→ COLLECTED DATA
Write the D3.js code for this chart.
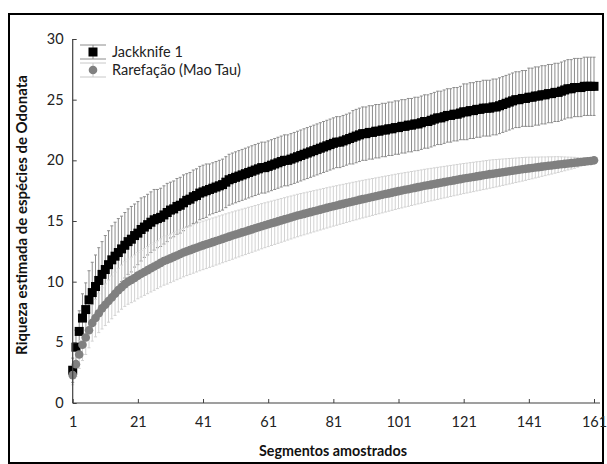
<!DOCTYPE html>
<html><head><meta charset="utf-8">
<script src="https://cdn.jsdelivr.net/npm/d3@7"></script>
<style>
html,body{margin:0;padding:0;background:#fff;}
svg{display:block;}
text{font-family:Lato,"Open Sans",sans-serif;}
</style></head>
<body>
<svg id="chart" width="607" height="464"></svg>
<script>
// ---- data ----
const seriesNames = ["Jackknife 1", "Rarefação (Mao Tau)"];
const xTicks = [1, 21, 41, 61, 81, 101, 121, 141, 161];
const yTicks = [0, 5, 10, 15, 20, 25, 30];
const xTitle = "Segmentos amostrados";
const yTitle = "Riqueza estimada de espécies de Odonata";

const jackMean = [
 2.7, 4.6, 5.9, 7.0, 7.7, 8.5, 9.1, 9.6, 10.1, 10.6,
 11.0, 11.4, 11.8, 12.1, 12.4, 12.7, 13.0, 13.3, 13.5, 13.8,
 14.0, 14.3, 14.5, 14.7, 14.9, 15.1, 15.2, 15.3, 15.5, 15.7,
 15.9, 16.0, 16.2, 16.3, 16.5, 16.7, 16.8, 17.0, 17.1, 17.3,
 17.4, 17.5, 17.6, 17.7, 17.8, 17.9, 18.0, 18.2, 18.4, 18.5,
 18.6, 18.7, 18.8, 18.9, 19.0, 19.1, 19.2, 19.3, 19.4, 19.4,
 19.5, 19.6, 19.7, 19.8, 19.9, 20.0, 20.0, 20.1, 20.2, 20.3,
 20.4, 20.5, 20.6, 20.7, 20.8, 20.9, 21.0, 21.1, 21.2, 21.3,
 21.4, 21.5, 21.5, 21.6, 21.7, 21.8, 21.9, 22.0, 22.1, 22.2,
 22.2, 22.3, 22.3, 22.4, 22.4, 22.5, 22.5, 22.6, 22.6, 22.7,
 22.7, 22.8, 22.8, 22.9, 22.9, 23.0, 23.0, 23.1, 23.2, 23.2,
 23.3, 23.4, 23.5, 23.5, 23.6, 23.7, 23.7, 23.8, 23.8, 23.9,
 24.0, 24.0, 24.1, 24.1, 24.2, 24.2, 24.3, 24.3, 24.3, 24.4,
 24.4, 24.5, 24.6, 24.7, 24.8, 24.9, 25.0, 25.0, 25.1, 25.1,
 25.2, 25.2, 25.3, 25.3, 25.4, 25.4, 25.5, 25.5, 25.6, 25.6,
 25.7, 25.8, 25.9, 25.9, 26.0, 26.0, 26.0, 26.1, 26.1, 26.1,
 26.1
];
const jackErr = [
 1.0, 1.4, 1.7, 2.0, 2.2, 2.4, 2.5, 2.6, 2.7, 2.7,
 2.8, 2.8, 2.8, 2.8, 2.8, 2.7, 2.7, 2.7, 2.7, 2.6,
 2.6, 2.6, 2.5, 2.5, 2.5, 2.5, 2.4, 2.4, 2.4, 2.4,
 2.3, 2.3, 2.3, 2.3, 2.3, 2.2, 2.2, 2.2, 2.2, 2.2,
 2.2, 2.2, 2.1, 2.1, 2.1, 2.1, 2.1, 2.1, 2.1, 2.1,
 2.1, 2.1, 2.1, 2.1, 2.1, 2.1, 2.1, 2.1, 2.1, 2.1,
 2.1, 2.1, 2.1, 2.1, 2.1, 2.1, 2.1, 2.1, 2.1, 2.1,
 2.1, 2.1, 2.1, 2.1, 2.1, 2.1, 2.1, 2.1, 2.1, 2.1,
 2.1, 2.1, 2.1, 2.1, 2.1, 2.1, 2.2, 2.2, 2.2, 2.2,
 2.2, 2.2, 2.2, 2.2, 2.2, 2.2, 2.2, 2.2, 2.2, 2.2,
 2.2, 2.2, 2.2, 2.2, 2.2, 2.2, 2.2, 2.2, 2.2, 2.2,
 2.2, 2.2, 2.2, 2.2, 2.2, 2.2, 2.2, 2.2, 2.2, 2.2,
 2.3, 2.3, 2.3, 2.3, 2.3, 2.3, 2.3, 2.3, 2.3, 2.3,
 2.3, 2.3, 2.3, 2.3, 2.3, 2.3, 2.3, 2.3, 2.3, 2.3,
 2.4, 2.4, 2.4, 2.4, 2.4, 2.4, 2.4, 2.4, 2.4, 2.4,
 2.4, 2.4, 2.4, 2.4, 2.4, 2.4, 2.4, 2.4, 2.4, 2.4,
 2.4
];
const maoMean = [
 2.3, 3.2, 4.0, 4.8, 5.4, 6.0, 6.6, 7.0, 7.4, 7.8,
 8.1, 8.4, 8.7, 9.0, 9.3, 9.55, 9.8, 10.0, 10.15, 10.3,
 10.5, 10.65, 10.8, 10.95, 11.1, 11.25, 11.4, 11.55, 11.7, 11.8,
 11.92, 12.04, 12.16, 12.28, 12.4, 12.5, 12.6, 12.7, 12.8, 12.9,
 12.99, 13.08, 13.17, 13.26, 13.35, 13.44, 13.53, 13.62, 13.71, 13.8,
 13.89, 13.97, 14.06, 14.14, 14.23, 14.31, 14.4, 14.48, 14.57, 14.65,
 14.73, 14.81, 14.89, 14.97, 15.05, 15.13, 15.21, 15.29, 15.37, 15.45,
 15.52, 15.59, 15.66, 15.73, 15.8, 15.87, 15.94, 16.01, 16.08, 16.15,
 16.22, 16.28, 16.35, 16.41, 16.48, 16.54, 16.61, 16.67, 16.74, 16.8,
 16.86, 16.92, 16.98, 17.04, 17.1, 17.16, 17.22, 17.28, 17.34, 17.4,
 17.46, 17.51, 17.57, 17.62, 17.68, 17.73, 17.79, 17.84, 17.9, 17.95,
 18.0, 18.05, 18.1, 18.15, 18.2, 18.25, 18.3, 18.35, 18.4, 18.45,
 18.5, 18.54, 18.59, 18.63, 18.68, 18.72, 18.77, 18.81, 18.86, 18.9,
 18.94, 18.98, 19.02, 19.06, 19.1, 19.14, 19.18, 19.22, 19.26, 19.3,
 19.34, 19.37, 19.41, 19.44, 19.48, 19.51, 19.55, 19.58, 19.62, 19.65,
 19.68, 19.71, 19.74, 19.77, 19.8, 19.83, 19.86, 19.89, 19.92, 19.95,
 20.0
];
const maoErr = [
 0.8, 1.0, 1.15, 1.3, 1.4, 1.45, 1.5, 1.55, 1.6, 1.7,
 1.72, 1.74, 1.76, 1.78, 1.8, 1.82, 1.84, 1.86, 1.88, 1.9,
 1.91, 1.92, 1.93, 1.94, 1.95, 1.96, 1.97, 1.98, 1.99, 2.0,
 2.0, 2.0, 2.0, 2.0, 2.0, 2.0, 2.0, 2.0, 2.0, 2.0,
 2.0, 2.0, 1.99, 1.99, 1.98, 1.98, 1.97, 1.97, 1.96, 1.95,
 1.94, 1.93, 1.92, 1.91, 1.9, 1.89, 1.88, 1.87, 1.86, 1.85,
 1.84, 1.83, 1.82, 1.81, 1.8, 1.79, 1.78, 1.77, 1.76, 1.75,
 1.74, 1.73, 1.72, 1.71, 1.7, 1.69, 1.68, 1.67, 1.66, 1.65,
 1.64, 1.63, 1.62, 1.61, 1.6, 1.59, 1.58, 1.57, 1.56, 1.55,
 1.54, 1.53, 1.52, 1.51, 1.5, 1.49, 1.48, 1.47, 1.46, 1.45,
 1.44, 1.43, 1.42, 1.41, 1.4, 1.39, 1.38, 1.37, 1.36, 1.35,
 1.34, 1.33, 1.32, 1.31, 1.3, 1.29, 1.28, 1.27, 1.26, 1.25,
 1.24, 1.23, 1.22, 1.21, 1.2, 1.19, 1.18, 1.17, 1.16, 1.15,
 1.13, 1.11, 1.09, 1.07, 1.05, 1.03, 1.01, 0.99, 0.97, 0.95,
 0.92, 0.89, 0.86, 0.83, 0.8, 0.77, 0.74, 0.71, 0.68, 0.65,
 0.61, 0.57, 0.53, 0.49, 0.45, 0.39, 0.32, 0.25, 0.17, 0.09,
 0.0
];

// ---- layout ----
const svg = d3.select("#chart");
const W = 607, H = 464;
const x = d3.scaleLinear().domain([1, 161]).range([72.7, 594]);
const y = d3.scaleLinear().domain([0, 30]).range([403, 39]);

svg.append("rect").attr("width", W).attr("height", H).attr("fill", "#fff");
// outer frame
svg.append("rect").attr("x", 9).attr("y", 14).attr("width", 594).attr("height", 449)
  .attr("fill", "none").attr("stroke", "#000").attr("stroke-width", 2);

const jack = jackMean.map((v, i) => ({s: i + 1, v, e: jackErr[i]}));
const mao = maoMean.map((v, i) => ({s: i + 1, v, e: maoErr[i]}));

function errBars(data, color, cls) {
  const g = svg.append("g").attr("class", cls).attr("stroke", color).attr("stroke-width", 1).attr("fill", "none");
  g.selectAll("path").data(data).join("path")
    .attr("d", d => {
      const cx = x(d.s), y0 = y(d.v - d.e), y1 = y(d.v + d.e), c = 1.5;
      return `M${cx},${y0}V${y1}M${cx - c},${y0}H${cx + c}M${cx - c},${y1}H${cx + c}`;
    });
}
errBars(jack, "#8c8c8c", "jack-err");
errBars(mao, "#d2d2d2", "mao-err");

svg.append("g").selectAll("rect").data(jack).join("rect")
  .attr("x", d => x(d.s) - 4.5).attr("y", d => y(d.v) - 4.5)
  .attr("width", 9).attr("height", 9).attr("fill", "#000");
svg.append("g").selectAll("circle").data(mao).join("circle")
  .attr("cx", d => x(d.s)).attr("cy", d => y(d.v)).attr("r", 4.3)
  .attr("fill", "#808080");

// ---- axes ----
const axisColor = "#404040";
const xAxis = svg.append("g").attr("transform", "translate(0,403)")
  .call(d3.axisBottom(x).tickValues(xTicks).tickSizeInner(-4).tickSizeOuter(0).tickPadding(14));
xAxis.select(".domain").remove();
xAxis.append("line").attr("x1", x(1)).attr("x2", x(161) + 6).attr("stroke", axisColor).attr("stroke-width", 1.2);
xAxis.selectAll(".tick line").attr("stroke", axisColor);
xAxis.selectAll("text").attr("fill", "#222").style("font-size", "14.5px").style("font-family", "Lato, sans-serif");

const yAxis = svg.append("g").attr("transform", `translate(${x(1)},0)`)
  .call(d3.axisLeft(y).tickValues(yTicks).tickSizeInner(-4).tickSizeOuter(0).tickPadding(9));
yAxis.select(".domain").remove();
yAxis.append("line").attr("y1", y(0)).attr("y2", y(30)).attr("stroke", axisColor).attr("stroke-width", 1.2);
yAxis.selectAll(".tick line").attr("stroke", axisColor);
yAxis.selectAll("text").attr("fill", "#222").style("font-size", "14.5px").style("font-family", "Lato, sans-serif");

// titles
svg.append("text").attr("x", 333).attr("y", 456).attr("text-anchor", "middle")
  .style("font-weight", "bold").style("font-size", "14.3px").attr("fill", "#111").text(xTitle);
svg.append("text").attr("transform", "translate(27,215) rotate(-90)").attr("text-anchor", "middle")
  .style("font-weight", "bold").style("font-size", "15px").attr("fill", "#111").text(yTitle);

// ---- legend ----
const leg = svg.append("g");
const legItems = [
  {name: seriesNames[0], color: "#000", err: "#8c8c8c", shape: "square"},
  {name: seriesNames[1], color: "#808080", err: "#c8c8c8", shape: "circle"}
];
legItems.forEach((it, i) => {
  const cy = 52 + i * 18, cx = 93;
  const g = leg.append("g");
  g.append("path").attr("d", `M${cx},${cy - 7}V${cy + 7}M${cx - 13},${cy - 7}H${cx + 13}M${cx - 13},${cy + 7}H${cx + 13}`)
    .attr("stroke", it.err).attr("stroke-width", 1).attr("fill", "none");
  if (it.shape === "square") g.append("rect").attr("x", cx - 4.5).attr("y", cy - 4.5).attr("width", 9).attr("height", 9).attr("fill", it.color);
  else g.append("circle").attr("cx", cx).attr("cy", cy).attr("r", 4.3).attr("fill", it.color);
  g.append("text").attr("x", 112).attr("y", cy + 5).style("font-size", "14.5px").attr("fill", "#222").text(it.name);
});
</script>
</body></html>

→ GOAL
Print the data above verbatim from the first line through the line holding "estimada de espécies", leaving every picture out.

→ WORKED ANSWER
Write the D3.js code for this chart.
<!DOCTYPE html>
<html><head><meta charset="utf-8">
<script src="https://cdn.jsdelivr.net/npm/d3@7"></script>
<style>
html,body{margin:0;padding:0;background:#fff;}
svg{display:block;}
text{font-family:Lato,"Open Sans",sans-serif;}
</style></head>
<body>
<svg id="chart" width="607" height="464"></svg>
<script>
// ---- data ----
const seriesNames = ["Jackknife 1", "Rarefação (Mao Tau)"];
const xTicks = [1, 21, 41, 61, 81, 101, 121, 141, 161];
const yTicks = [0, 5, 10, 15, 20, 25, 30];
const xTitle = "Segmentos amostrados";
const yTitle = "Riqueza estimada de espécies de Odonata";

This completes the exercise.